Empirical examples of the problems are available worldwide. They don't tend to be well publicized in the mainstream, but the info is there for anyone who's inclined to ferret it out.
as a brief example, check out the UK government's "Public Administration Committee - Thirteenth Report
Caught red-handed: Why we can't count on Police Recorded Crime statistics" from April 2014
From the conclusions (bold added):
7. Any instance of deliberate misrecording of sexual offences is deplorable, but especially so if this has been brought about by means of improperly persuading or pressurising victims into withdrawing or downgrading their report. (Paragraph 39)
8. The disparities between different police forces in the 'no-crime rates' for rapes and sexual offences are sufficient in our view to raise serious concerns about the varying approaches taken by police forces to recording and investigating these horrendous crimes. We look forward to the outcome of the research commissioned by the Metropolitan Police examining the force's 'no crime' decisions in respect of sexual offences. (Paragraph 40)
9. The fact that this research is necessary, following the 2008 Independent Police Complaints Commission report into the Sapphire Unit is a damning indictment of police complacency, inertia and lack of leadership. However, the data indicates that the Metropolitan Police Service is unlikely to be the only force of concern. (Paragraph 41)
Note also that the same institution (the metropolitan police) is still somehow considered to be competent to investigate itself. Compare and contrast that with for example criticisms in various parts of the world of the catholic church's historical approach to internal investigation of abuse. The cognitive dissonance displayed by time and again allowing police institutions to investigate themselves, would be unbelievable in any other context.
As a second example of the same thing, from the same time (spring 2014) in the next state, search for the "Gagneron report" into the fudging of figures by the French state sector police.
An additional double standard occurs when abuses or failures occur. A freely competing for profit service will be quite rightly condemned for their failures and castigated for their selfish profit seeking motives, whereas a coercively funded monopoly, even if it spends its days preying on motorists and indulging in “asset forfeiture”. Somehow the coercively funded state sector are portrayed as martyrs, and givers, and if any state sector offenders receive more than administrative leave (paid holiday), they are presented as lone "bad apples".

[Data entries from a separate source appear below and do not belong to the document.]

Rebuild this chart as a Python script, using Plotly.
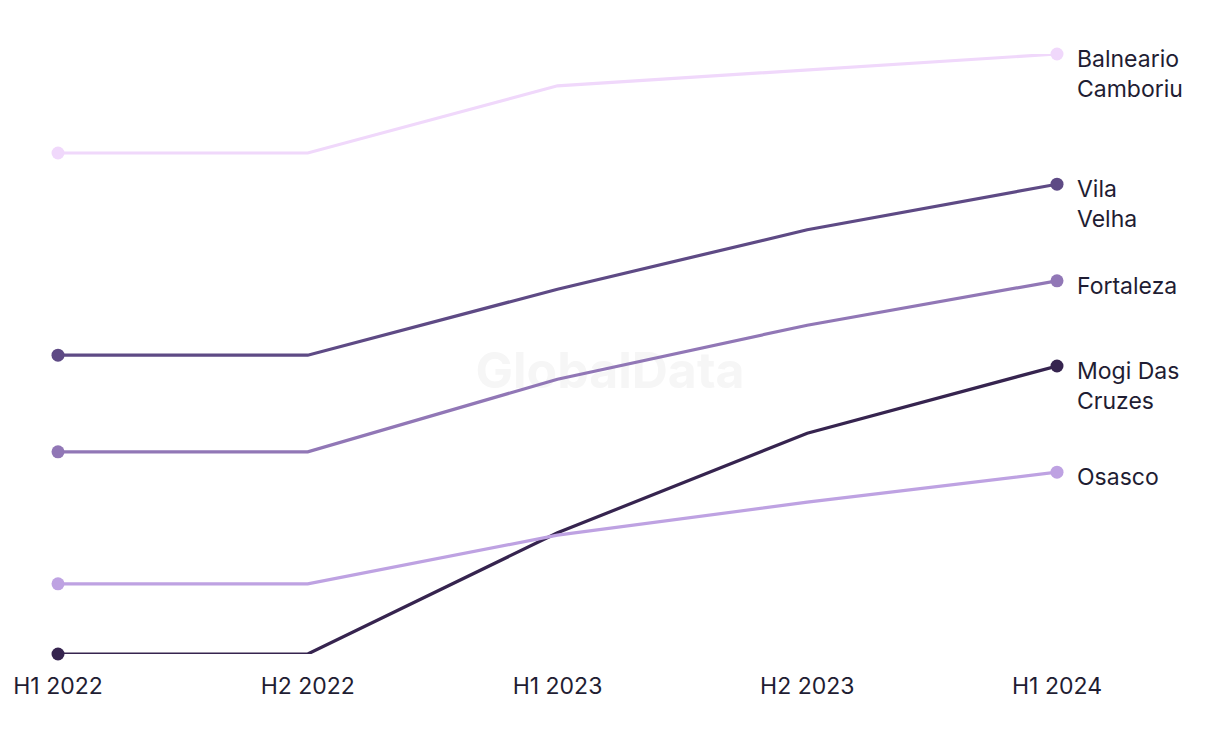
import plotly.graph_objects as go

periods = ["H1 2022", "H2 2022", "H1 2023", "H2 2023", "H1 2024"]
cities = ["Balneario Camboriu", "Vila Velha", "Fortaleza", "Mogi Das Cruzes", "Osasco"]
labels = ["Balneario<br>Camboriu", "Vila<br>Velha", "Fortaleza", "Mogi Das<br>Cruzes", "Osasco"]
balneario = [83.5, 83.5, 94.7, 97.3, 100.0]
vila_velha = [49.8, 49.8, 60.8, 70.7, 78.3]
fortaleza = [33.7, 33.7, 45.8, 54.8, 62.2]
mogi = [0.0, 0.0, 20.2, 36.8, 48.0]
osasco = [11.7, 11.7, 19.8, 25.3, 30.3]
series = [balneario, vila_velha, fortaleza, mogi, osasco]
colors = ["#f0d8fb", "#5e4a85", "#9177b6", "#36244f", "#bea2e2"]

x = list(range(len(periods)))
fig = go.Figure()

# watermark beneath the lines
fig.add_trace(go.Scatter(
    x=[2.21], y=[46.5], mode="text", text=["<b>GlobalData</b>"],
    textfont=dict(family="Inter, Arial", size=50, color="#f6f6f6"),
    hoverinfo="skip", cliponaxis=False))

for name, vals, col in zip(cities, series, colors):
    fig.add_trace(go.Scatter(
        x=x, y=vals, mode="lines", name=name, cliponaxis=False,
        line=dict(color=col, width=3.2), hoverinfo="skip"))
    fig.add_trace(go.Scatter(
        x=[x[0], x[-1]], y=[vals[0], vals[-1]], mode="markers",
        marker=dict(color=col, size=13), cliponaxis=False, hoverinfo="skip"))

for lab, vals in zip(labels, series):
    fig.add_annotation(x=x[-1], y=vals[-1], text=lab, showarrow=False,
                       xanchor="left", yanchor="top", xshift=18, yshift=11,
                       align="left",
                       font=dict(family="Inter, Arial", size=23, color="#1f1d33"))

fig.update_layout(
    width=1220, height=744,
    margin=dict(l=58, r=163, t=54, b=90),
    paper_bgcolor="white", plot_bgcolor="white",
    showlegend=False,
    xaxis=dict(tickmode="array", tickvals=x, ticktext=periods, range=[0, 4],
               showgrid=False, zeroline=False, showline=False, ticks="",
               ticklabelstandoff=16,
               tickfont=dict(family="Inter, Arial", size=23, color="#1f1d33")),
    yaxis=dict(range=[0, 100], visible=False, showgrid=False, zeroline=False),
)
fig.write_html("out.html")
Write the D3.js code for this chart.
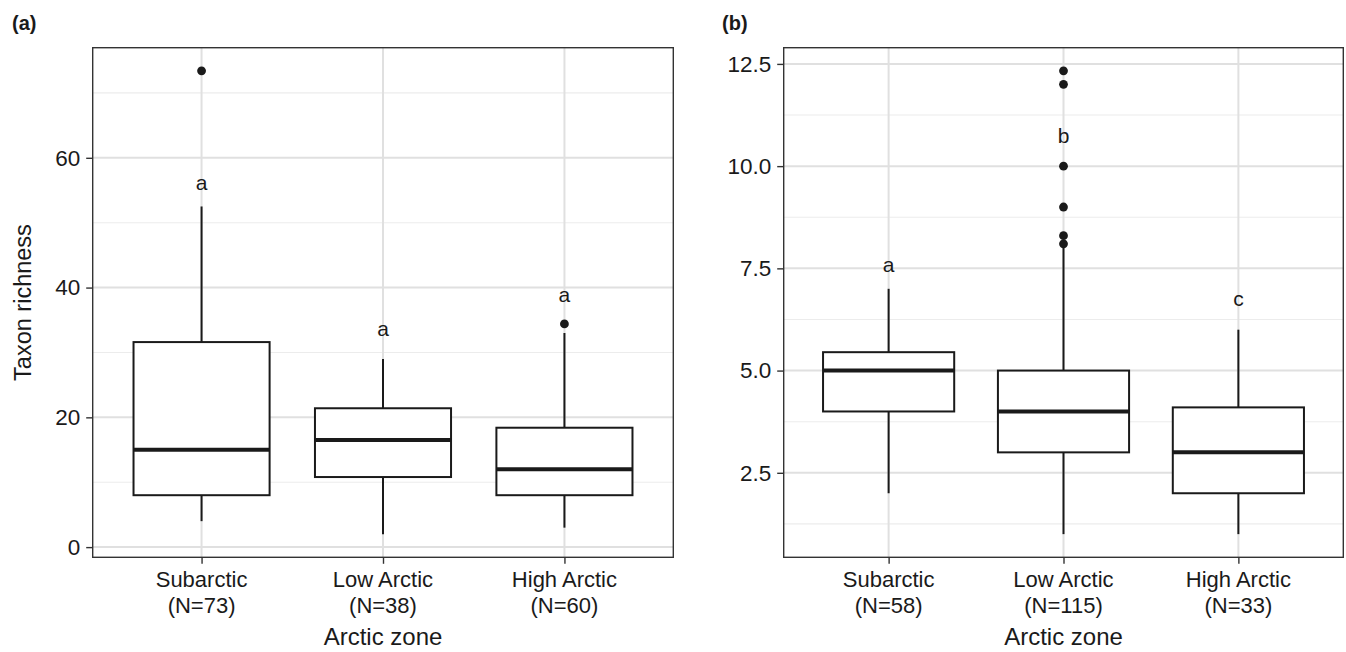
<!DOCTYPE html>
<html>
<head>
<meta charset="utf-8">
<script src="https://cdn.jsdelivr.net/npm/d3@7"></script>
<style>
  body { margin: 0; background: #fff; }
  svg { display: block; font-family: 'Liberation Sans', Arial, sans-serif; }
</style>
</head>
<body>
<div id="chart"></div>
<script>
const zones = ['Subarctic', 'Low Arctic', 'High Arctic'];

// (a) taxon richness: [lower whisker, Q1, median, Q3, upper whisker]
const countsA = [73, 38, 60];
const statsA = [
  [4, 8, 15, 31.6, 52.5],
  [2, 10.8, 16.5, 21.4, 29],
  [3, 8, 12, 18.4, 33]
];
const outliersA = [[73.4], [], [34.4]];
const lettersA = ['a', 'a', 'a'];
const letterValA = [56.2, 33.6, 38.9];
const ticksA = [0, 20, 40, 60];
const minorA = [10, 30, 50, 70];

// (b)
const countsB = [58, 115, 33];
const statsB = [
  [2, 4, 5, 5.45, 7],
  [1, 3, 4, 5, 8],
  [1, 2, 3, 4.1, 6]
];
const outliersB = [[], [8.1, 8.3, 9, 10, 12, 12.33], []];
const lettersB = ['a', 'b', 'c'];
const letterValB = [7.6, 10.74, 6.75];
const ticksB = [2.5, 5, 7.5, 10, 12.5];
const minorB = [1.25, 3.75, 6.25, 8.75, 11.25];

const WIDTH = 1346;
const HEIGHT = 652;

const svg = d3.select('#chart')
  .append('svg')
  .attr('width', WIDTH)
  .attr('height', HEIGHT);

function drawPanel(opt) {
  const { left, right, top, bottom } = opt;
  const g = svg.append('g');

  // ggplot style 5% expansion
  const all = opt.stats.flat().concat(opt.outliers.flat());
  const lo = d3.min(all);
  const hi = d3.max(all);
  const pad = (hi - lo) * 0.05;

  const y = d3.scaleLinear().domain([lo - pad, hi + pad]).range([bottom, top]);
  const x = d3.scalePoint().domain(zones).range([left, right]).padding(0.6);
  const boxW = x.step() * 0.75;

  // grid
  g.selectAll('.minor')
    .data(opt.minor)
    .enter()
    .append('line')
    .attr('x1', left).attr('x2', right)
    .attr('y1', (d) => y(d)).attr('y2', (d) => y(d))
    .attr('stroke', '#ececec')
    .attr('stroke-width', 1.1);

  g.selectAll('.major')
    .data(opt.ticks)
    .enter()
    .append('line')
    .attr('x1', left).attr('x2', right)
    .attr('y1', (d) => y(d)).attr('y2', (d) => y(d))
    .attr('stroke', '#e0e0e0')
    .attr('stroke-width', 2);

  g.selectAll('.vgrid')
    .data(zones)
    .enter()
    .append('line')
    .attr('x1', (d) => x(d)).attr('x2', (d) => x(d))
    .attr('y1', top).attr('y2', bottom)
    .attr('stroke', '#e0e0e0')
    .attr('stroke-width', 2);

  // boxes
  const box = g.selectAll('.box')
    .data(zones.map((z, i) => ({ zone: z, s: opt.stats[i], out: opt.outliers[i] })))
    .enter()
    .append('g');

  box.append('line')
    .attr('x1', (d) => x(d.zone)).attr('x2', (d) => x(d.zone))
    .attr('y1', (d) => y(d.s[3])).attr('y2', (d) => y(d.s[4]))
    .attr('stroke', '#1a1a1a').attr('stroke-width', 2);

  box.append('line')
    .attr('x1', (d) => x(d.zone)).attr('x2', (d) => x(d.zone))
    .attr('y1', (d) => y(d.s[1])).attr('y2', (d) => y(d.s[0]))
    .attr('stroke', '#1a1a1a').attr('stroke-width', 2);

  box.append('rect')
    .attr('x', (d) => x(d.zone) - boxW / 2)
    .attr('width', boxW)
    .attr('y', (d) => y(d.s[3]))
    .attr('height', (d) => y(d.s[1]) - y(d.s[3]))
    .attr('fill', '#fff')
    .attr('stroke', '#1a1a1a')
    .attr('stroke-width', 2);

  box.append('line')
    .attr('x1', (d) => x(d.zone) - boxW / 2).attr('x2', (d) => x(d.zone) + boxW / 2)
    .attr('y1', (d) => y(d.s[2])).attr('y2', (d) => y(d.s[2]))
    .attr('stroke', '#1a1a1a').attr('stroke-width', 4);

  box.selectAll('circle')
    .data((d) => d.out.map((v) => ({ zone: d.zone, v: v })))
    .enter()
    .append('circle')
    .attr('cx', (d) => x(d.zone))
    .attr('cy', (d) => y(d.v))
    .attr('r', 4.4)
    .attr('fill', '#1a1a1a');

  // significance letters
  g.selectAll('.letter')
    .data(zones)
    .enter()
    .append('text')
    .attr('x', (d) => x(d))
    .attr('y', (d, i) => y(opt.letterVal[i]))
    .attr('dy', '0.35em')
    .attr('text-anchor', 'middle')
    .attr('font-size', 21)
    .attr('fill', '#1a1a1a')
    .text((d, i) => opt.letters[i]);

  // panel border
  g.append('rect')
    .attr('x', left).attr('y', top)
    .attr('width', right - left).attr('height', bottom - top)
    .attr('fill', 'none')
    .attr('stroke', '#333')
    .attr('stroke-width', 1.4);

  // y axis
  const yAxis = g.append('g')
    .attr('transform', `translate(${left},0)`)
    .call(d3.axisLeft(y).tickValues(opt.ticks).tickSize(6.5).tickPadding(6)
      .tickFormat(opt.fmt));
  yAxis.select('.domain').remove();
  yAxis.selectAll('line').attr('stroke', '#333').attr('stroke-width', 1.4);
  yAxis.selectAll('text')
    .attr('font-size', 22.5)
    .attr('font-family', "'Liberation Sans', Arial, sans-serif")
    .attr('fill', '#1a1a1a');

  // x axis
  const xAxis = g.append('g')
    .attr('transform', `translate(0,${bottom})`)
    .call(d3.axisBottom(x).tickSize(6.5).tickFormat(''));
  xAxis.select('.domain').remove();
  xAxis.selectAll('line').attr('stroke', '#333').attr('stroke-width', 1.4);

  const xl = g.selectAll('.xlab')
    .data(zones)
    .enter()
    .append('text')
    .attr('text-anchor', 'middle')
    .attr('font-size', 22)
    .attr('fill', '#1a1a1a');
  xl.append('tspan')
    .attr('x', (d) => x(d))
    .attr('y', bottom + 30)
    .text((d) => d);
  xl.append('tspan')
    .attr('x', (d) => x(d))
    .attr('y', bottom + 56)
    .text((d, i) => `(N=${opt.counts[i]})`);

  g.append('text')
    .attr('x', (left + right) / 2)
    .attr('y', 645)
    .attr('text-anchor', 'middle')
    .attr('font-size', 24)
    .attr('fill', '#1a1a1a')
    .text('Arctic zone');

  g.append('text')
    .attr('x', opt.tagX)
    .attr('y', 30)
    .attr('font-size', 20)
    .attr('font-weight', 'bold')
    .attr('fill', '#1a1a1a')
    .text(opt.tag);

  if (opt.yTitle) {
    g.append('text')
      .attr('transform', `translate(31,${(top + bottom) / 2}) rotate(-90)`)
      .attr('text-anchor', 'middle')
      .attr('font-size', 23.5)
      .attr('fill', '#1a1a1a')
      .text(opt.yTitle);
  }
}

drawPanel({
  left: 92.7, right: 673.3, top: 47.7, bottom: 557.3,
  stats: statsA, outliers: outliersA, counts: countsA,
  letters: lettersA, letterVal: letterValA,
  ticks: ticksA, minor: minorA, fmt: d3.format('d'),
  tag: '(a)', tagX: 12, yTitle: 'Taxon richness'
});

drawPanel({
  left: 783.7, right: 1343.3, top: 47.7, bottom: 557.3,
  stats: statsB, outliers: outliersB, counts: countsB,
  letters: lettersB, letterVal: letterValB,
  ticks: ticksB, minor: minorB, fmt: d3.format('.1f'),
  tag: '(b)', tagX: 722
});
</script>
</body>
</html>
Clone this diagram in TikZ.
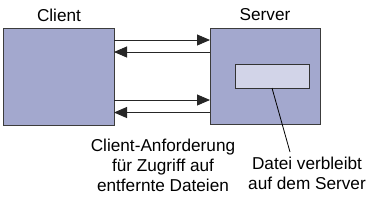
\documentclass[tikz,border=0pt]{standalone}
\usepackage{fontspec}
\setmainfont{Liberation Sans}
\usetikzlibrary{arrows.meta}
\definecolor{boxfill}{RGB}{163,168,206}
\definecolor{innerfill}{RGB}{210,212,232}
\definecolor{edge}{RGB}{60,60,60}
\begin{document}
\begin{tikzpicture}[x=1pt,y=-1pt,
  bigbox/.style={draw=edge,line width=1pt,fill=boxfill,inner sep=0pt,outer sep=0pt,anchor=north west},
  filebox/.style={draw=black!80,line width=1pt,fill=innerfill,inner sep=0pt,outer sep=0pt,anchor=north west},
  lbl/.style={font=\fontsize{17.2}{20}\selectfont,inner sep=0pt,align=center},
  conn/.style={line width=0.9pt,draw=black!85,-{Triangle[length=13pt,width=11pt]}},
  leader/.style={line width=0.8pt,draw=black}]
\useasboundingbox (0,0) rectangle (384,202);
\node[bigbox,minimum width=110pt,minimum height=97pt] (client) at (4,28) {};
\node[bigbox,minimum width=110pt,minimum height=96pt] (server) at (210,28) {};
\node[filebox,minimum width=74pt,minimum height=24pt] (file) at (235,64) {};
\node[lbl] (clab) at (59,15) {Client};
\node[lbl] (slab) at (265,15) {Server};
\node[lbl] (req) at (163,165) {Client-Anforderung\\für Zugriff auf\\entfernte Dateien};
\node[lbl] (dat) at (307,173) {Datei verbleibt\\auf dem Server};
\coordinate (y1) at (0,40);
\coordinate (y2) at (0,52);
\coordinate (y3) at (0,100);
\coordinate (y4) at (0,112.5);
\draw[conn] (client.east |- y1) -- (server.west |- y1);
\draw[conn] (server.west |- y2) -- (client.east |- y2);
\draw[conn] (client.east |- y3) -- (server.west |- y3);
\draw[conn] (server.west |- y4) -- (client.east |- y4);
\coordinate (lend) at (290,152);
\draw[leader] (272,88) -- (lend);
\end{tikzpicture}
\end{document}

I've so far refrained from citing recent examples of state sector cops being called to help with people who are experiencing mental health problems, and the cops murdering the person and claiming impunity for doing so. I'd suggest that anyone who is interested in researching such events (big trigger warnings), visit some of the sites which specialize in investigating and documenting police abuses, for example blogs by Will Grigg and Radley Balko, and sites such as police state usa, also sites by movements such as copblock (who advocate filming of police public interactions in order to to discourage abuse).
Thanks if you've read this far! Seeing how much space it takes me to present the reasoning and a couple of empirical examples, I'm thinking perhaps this might be better as part of a new thread, rather than it becoming a hijack of Sarofan's thread.